Task -> Output exactly the lines from the line containing "Emit a Python" through the line containing "from matplotlib.ticker import MultipleLocator", inclusive, and omit any pictures.
....................
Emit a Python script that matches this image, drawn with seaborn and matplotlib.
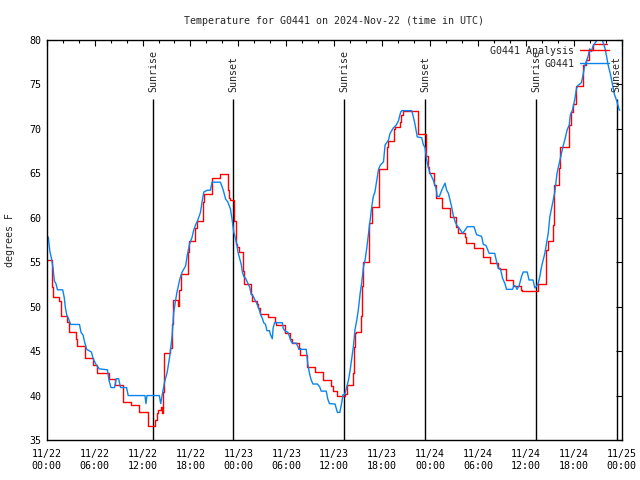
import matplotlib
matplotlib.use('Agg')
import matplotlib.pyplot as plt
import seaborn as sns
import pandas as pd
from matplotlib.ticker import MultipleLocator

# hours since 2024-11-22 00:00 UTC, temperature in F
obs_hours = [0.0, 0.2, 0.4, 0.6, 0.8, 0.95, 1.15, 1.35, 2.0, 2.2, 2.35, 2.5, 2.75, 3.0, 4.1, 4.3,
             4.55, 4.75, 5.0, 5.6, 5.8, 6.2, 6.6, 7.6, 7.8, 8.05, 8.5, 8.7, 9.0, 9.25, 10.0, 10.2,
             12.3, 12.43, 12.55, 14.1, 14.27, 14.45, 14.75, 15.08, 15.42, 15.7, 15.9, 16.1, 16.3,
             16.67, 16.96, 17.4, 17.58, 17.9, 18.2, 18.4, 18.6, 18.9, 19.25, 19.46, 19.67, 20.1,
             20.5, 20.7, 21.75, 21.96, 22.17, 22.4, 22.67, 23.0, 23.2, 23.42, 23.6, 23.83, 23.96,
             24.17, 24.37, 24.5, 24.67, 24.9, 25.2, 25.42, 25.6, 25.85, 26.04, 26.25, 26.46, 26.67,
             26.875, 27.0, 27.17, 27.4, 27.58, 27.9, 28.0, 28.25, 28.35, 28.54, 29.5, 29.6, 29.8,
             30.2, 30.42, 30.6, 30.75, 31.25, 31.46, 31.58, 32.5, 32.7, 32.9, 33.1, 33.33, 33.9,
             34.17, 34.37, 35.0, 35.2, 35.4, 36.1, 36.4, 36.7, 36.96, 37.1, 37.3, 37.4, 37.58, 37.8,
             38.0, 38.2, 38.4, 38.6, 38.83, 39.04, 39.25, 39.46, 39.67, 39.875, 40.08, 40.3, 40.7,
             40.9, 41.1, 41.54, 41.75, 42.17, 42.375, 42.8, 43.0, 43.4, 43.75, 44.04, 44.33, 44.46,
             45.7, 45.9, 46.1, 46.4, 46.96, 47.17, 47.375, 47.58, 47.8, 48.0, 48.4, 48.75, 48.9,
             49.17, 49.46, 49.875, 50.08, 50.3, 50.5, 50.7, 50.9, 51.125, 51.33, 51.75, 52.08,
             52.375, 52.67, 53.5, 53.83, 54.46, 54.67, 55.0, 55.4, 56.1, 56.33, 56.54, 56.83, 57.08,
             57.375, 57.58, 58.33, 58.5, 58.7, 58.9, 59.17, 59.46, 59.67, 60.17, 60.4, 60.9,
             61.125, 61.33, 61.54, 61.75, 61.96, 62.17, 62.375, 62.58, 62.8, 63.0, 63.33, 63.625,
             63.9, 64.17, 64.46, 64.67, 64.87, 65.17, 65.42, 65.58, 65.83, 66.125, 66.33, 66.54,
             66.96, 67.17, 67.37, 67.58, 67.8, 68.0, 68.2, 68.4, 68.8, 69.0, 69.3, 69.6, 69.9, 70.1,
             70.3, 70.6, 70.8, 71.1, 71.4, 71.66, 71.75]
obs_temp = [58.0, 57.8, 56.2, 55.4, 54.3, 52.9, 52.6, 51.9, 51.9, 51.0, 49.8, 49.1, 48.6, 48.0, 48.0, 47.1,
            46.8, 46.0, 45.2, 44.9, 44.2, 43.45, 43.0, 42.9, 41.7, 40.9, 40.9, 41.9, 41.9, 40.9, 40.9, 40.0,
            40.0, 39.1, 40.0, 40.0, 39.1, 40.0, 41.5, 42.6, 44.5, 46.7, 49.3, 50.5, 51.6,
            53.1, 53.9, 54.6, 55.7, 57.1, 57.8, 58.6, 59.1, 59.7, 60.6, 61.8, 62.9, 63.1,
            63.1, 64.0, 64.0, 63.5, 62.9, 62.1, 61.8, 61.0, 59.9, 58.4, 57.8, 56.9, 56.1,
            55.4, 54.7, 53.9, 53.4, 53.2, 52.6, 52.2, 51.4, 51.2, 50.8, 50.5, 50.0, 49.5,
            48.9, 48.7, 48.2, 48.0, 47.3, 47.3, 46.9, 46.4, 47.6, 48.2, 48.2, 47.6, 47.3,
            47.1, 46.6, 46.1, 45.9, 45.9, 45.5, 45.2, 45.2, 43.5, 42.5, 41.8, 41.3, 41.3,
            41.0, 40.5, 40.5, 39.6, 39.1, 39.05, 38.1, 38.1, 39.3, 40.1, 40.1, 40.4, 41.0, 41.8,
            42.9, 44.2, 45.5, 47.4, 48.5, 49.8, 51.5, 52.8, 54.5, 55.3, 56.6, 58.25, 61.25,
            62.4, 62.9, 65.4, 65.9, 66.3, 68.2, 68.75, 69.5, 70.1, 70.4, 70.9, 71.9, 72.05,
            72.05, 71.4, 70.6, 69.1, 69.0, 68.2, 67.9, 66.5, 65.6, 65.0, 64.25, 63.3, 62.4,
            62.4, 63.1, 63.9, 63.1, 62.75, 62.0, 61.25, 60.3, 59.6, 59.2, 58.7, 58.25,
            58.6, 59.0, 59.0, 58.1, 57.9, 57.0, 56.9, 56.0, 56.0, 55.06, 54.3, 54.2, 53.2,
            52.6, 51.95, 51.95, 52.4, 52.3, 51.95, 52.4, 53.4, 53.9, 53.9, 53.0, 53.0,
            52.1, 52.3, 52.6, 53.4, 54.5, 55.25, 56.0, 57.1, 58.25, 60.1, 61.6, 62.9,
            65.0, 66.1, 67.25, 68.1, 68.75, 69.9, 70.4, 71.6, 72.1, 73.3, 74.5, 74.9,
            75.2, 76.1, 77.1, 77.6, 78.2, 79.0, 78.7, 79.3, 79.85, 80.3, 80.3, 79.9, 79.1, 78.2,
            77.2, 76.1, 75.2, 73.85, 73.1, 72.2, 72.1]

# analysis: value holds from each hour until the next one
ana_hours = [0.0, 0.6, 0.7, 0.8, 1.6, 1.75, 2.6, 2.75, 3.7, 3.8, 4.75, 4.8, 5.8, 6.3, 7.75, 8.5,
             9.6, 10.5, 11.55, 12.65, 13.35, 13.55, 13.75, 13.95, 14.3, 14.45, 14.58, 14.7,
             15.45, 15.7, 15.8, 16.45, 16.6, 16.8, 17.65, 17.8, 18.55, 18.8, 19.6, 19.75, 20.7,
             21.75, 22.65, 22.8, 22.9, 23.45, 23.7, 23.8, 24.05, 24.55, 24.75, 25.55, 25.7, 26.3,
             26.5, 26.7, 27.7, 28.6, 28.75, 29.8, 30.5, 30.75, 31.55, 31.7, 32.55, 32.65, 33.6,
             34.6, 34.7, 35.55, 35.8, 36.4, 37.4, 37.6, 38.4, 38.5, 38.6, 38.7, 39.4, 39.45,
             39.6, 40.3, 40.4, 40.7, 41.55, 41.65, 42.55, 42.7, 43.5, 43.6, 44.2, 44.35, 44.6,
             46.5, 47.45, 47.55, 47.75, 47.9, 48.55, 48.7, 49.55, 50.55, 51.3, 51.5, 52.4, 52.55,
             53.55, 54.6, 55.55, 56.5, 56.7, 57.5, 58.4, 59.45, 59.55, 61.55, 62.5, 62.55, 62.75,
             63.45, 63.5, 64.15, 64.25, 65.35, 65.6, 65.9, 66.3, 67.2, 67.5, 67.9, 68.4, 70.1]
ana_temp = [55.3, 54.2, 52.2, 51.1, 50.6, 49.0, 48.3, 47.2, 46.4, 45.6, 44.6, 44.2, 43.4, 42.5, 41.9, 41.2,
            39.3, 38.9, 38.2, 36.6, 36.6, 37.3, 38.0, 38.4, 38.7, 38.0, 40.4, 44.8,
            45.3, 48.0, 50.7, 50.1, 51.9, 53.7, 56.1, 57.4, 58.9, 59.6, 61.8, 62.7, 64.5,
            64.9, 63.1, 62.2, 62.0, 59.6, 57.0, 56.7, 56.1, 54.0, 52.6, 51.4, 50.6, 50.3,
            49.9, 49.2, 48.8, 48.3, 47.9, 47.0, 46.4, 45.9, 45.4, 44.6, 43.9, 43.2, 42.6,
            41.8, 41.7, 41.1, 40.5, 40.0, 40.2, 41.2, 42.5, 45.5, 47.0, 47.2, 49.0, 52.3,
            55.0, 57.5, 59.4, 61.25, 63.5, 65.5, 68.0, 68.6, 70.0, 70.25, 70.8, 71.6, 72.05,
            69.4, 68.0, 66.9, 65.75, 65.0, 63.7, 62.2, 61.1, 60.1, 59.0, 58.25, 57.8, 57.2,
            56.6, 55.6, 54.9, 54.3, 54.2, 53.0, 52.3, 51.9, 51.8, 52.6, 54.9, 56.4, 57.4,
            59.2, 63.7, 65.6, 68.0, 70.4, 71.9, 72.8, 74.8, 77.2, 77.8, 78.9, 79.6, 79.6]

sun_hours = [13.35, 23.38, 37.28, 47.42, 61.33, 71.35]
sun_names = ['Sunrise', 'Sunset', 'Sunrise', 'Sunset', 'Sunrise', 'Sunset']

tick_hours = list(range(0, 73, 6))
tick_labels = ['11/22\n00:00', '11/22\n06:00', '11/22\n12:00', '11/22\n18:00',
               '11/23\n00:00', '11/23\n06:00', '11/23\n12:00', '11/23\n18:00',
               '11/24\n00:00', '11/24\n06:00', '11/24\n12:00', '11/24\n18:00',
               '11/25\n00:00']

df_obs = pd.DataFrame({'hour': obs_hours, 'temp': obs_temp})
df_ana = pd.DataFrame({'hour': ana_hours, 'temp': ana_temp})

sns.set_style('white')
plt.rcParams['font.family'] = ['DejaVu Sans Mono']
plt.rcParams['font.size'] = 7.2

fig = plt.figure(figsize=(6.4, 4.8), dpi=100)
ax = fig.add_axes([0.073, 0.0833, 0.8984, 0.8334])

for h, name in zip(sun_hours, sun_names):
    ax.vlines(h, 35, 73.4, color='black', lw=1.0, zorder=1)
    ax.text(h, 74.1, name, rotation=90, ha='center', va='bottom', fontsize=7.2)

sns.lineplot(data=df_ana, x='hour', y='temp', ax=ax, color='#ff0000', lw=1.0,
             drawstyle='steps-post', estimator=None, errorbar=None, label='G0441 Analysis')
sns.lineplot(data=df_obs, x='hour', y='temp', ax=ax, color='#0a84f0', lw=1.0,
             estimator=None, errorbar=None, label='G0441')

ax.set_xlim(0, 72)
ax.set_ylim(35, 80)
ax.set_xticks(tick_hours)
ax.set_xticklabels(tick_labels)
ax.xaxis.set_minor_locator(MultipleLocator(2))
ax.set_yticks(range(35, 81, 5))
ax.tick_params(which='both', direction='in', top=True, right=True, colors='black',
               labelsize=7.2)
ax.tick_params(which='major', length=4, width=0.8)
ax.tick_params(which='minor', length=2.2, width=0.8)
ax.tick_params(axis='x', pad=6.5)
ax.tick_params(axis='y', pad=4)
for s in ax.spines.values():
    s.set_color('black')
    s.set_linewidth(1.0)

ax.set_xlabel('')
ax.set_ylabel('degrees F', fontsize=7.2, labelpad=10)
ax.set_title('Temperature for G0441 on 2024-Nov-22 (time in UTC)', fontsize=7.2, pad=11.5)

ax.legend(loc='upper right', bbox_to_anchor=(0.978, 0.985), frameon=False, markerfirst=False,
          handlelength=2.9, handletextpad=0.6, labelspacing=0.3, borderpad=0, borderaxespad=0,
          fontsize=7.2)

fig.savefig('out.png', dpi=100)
....................
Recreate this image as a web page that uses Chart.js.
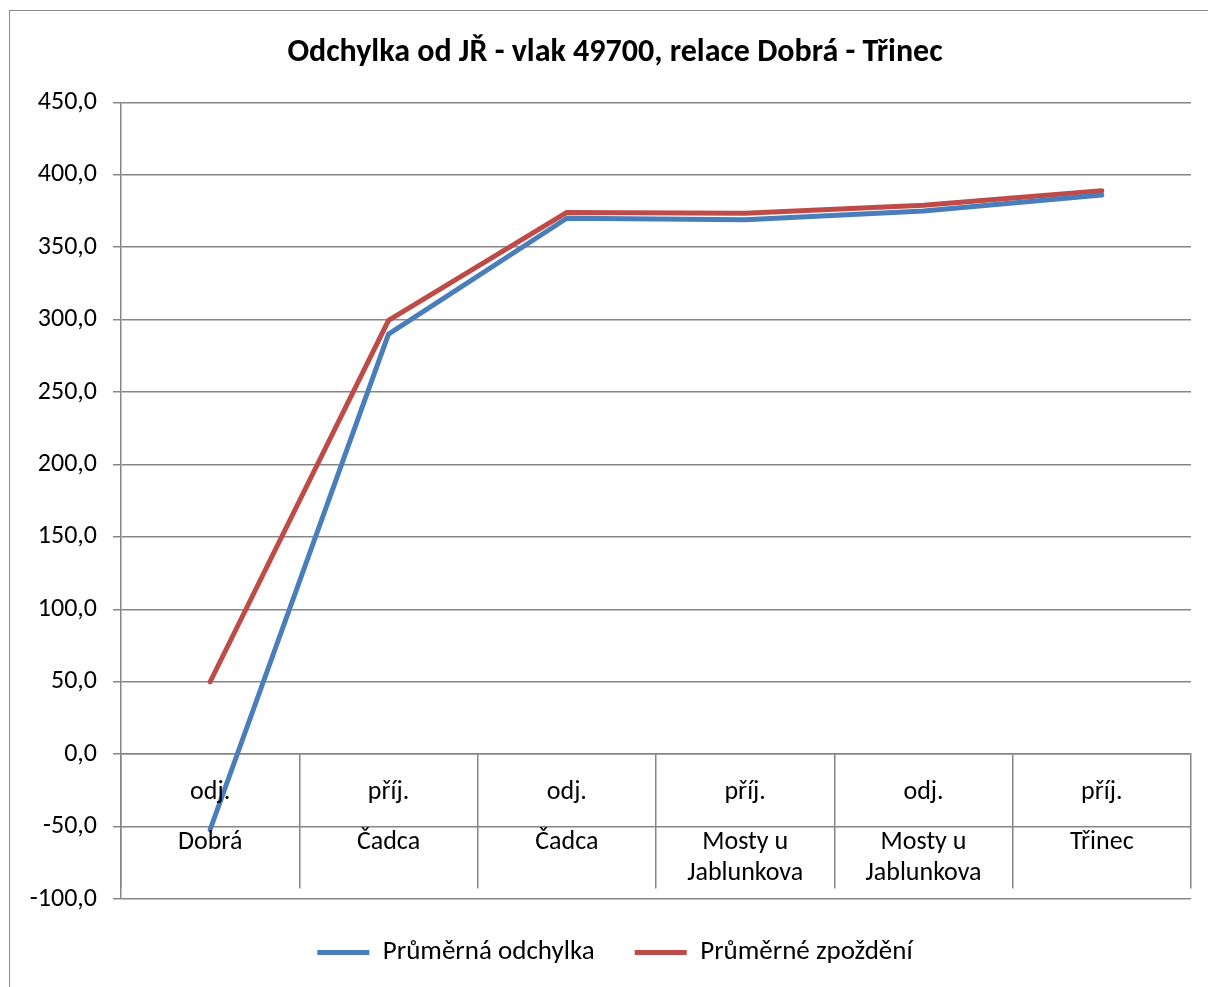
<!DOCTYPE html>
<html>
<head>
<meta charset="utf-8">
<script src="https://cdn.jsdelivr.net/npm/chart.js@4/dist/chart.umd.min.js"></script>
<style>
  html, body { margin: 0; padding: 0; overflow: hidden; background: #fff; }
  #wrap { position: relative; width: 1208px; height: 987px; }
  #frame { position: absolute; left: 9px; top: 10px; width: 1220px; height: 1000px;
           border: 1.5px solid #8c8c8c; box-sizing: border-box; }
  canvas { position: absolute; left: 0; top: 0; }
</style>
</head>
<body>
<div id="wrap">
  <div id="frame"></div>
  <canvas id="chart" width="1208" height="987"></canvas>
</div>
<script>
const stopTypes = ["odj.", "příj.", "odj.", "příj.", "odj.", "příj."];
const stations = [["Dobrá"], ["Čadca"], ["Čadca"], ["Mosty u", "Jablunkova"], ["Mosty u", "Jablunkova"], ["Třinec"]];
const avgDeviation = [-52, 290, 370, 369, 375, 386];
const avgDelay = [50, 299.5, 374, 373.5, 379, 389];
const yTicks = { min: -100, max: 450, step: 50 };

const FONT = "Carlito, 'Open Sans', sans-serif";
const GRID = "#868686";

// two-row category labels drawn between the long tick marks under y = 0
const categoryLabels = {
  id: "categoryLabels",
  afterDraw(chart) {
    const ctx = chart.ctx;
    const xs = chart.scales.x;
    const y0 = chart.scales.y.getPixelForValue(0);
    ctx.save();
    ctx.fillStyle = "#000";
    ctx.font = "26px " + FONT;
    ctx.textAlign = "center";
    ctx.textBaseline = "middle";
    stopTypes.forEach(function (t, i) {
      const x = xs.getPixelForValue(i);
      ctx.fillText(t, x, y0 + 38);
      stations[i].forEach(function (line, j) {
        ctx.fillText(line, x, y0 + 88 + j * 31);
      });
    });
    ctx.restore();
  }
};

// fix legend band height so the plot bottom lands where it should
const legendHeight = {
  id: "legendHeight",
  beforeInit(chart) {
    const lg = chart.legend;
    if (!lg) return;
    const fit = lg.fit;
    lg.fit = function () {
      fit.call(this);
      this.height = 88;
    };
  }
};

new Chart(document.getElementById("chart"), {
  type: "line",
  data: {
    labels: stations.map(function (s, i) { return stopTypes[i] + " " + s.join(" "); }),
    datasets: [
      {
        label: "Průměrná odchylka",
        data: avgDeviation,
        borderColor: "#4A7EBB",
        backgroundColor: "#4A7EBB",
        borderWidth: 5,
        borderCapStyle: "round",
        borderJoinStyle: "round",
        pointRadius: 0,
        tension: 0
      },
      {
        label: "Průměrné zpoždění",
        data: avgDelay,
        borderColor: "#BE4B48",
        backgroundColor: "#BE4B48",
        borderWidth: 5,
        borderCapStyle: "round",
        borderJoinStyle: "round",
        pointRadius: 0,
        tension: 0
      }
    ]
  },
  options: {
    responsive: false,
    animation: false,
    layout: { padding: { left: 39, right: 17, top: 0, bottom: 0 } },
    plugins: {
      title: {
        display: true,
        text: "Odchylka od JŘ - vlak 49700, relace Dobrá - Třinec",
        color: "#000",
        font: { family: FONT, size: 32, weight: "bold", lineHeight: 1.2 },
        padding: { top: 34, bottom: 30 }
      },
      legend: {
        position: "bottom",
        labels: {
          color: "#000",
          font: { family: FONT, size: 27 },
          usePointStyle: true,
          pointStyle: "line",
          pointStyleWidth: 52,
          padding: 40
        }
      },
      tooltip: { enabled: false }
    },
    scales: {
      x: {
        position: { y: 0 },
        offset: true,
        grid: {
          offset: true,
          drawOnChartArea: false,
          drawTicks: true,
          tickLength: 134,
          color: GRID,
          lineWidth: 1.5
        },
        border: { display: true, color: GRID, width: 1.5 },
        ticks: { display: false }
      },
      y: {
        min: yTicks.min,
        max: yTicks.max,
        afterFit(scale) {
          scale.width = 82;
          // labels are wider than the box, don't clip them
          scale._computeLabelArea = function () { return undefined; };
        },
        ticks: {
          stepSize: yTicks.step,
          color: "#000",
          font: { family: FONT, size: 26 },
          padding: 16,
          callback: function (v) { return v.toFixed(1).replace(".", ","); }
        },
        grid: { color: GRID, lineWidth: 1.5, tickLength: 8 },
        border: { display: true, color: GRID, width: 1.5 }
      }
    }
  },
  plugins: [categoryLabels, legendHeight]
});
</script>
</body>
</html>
....................
The solution ->
Emit a Python script that matches this image, drawn with seaborn and matplotlib.
import matplotlib
matplotlib.use('Agg')
import matplotlib.pyplot as plt
import seaborn as sns
import pandas as pd
from matplotlib.ticker import MultipleLocator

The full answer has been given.